Path: utzoo!utgpu!news-server.csri.toronto.edu!rpi!dali.cs.montana.edu!ogicse!intelhf!ichips!inews!hopi!bhoughto
From: bhoughto@hopi.intel.com (Blair P. Houghton)
Newsgroups: comp.unix.internals
Subject: Re: "Nice" or not to "nice" large jobs
Keywords: scheduling priority nice
Message-ID: <4281@inews.intel.com>
Date: 18 May 91 00:02:29 GMT
References: <3197@sparko.gwu.edu> <1991May16.140622.29266@alchemy.chem.utoronto.ca>
Sender: news@inews.intel.com
Organization: Intel Corp, Chandler, AZ
Lines: 65

In article <1991May16.140622.29266@alchemy.chem.utoronto.ca> system@alchemy.chem.utoronto.ca (System Admin (Mike Peterson)) writes:
>Our policy for nice/renice is:
>
>0  - "short" processes/jobs (compilations, or up to 5 minutes cpu time).
>1  - "medium" processes/jobs (up to 1 hour cpu time).
>2  - "long" processes/jobs (all other jobs).

That's all but affectless.

(The numbered equations below are from Chapter 5 of _The
Design and Implementation of the 4.3BSD UNIX(R) Operating
System_, by S. J. Leffler, et al, Addison-Wesley, 1989; there
are different schemes for other systems, but the principle
is usually verisimilar).

The p_nice (set by nice(1) or renice(8)) of a process
affects the priority (in 4.3BSD) as follows:

	p_usrpri = PUSER + (p_cpu/4) + 2*p_nice               (Eq. 5.1)

Since p_usrpri is usually on the order of 50-80 for
non-sleeping processes, you're directly twiddling only 0-4
units, or 0-8% of the priority.  The effects of I/O,
paging and swapping will easily swamp that.

p_nice has the secondary effect, however, of retarding the
decay of p_cpu over time:  p_cpu is incremented at each
clock-tick (1/60th or 1/100th of a second, depending on
the implementation) and decremented once each second
according to

	p_cpu = p_cpu * ( (2*load) / (2*load + 1) ) + p_nice  (Eq. 5.2)

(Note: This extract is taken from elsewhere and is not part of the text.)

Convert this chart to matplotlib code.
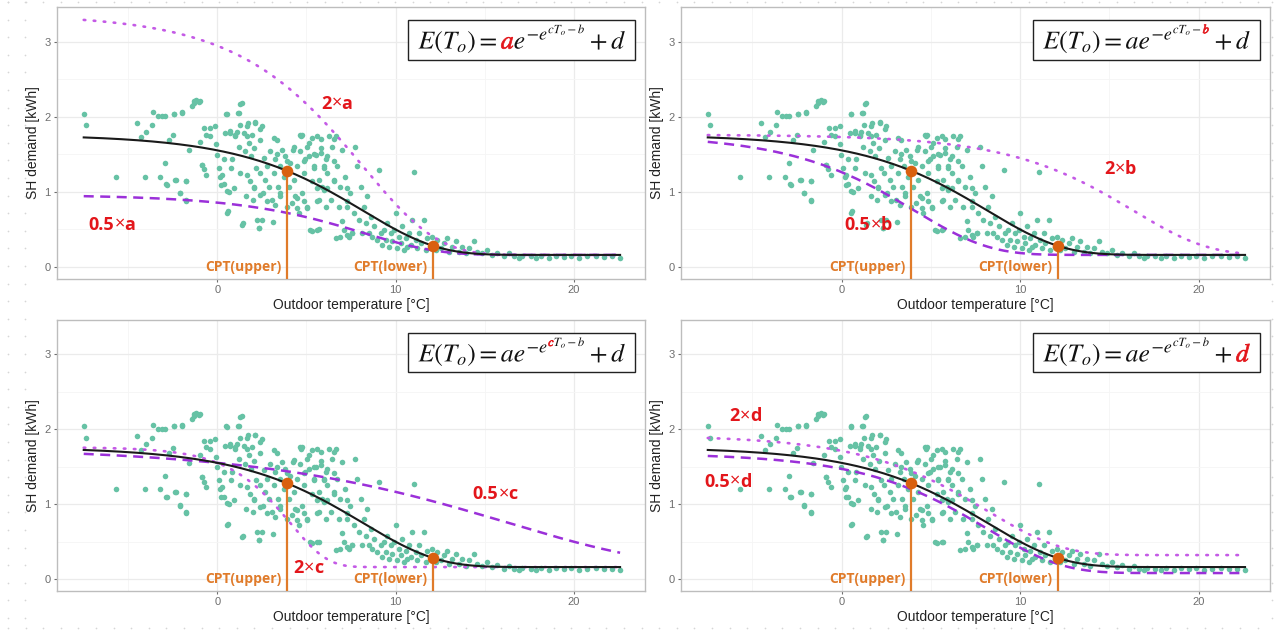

where load is the average length of the run queue over
the past minute.

In the case of two competing, cpu-hogging processes, load
remains at approximately 2.0, meaning that (5.2)
becomes approximately

	p_cpu = 0.8 * p_cpu + p_nice

In order to have p_nice cancel just half of the decay, it
should be larger than 0.1 * p_cpu.  Since PUSER is often
50, and p_nice is often 0, then a p_usrpri of 50-80 gives a
p_cpu of 0-120, which for maximum coverage means you want a
p_nice of 12 or more; anything lower is not going to affect
scheduling more than half the time.  Most importantly,
since 0-120 is practically the entire range of 0-127 of
which p_cpu is capable, you're going to see the effects of
differences in p_nice of +-1 only when running jobs for a
very, very long time.  Certainly a process that does _any_
iterative IO is going to obviate the nice-value of a
competing process that does no IO until the end.

You've got a good scheme, but instead of { 0, 1, 2 } you 
should probably use { 4, 8, 12 }, and leave 0 for processes
with insignificant run-times (shell input, e.g.).

Much more effective, however, is to have all long jobs run
at nice value 0 when there are no users on the system and
let them thrash it out in the middle of the night.

				--Blair
				  "Your mileage may vary."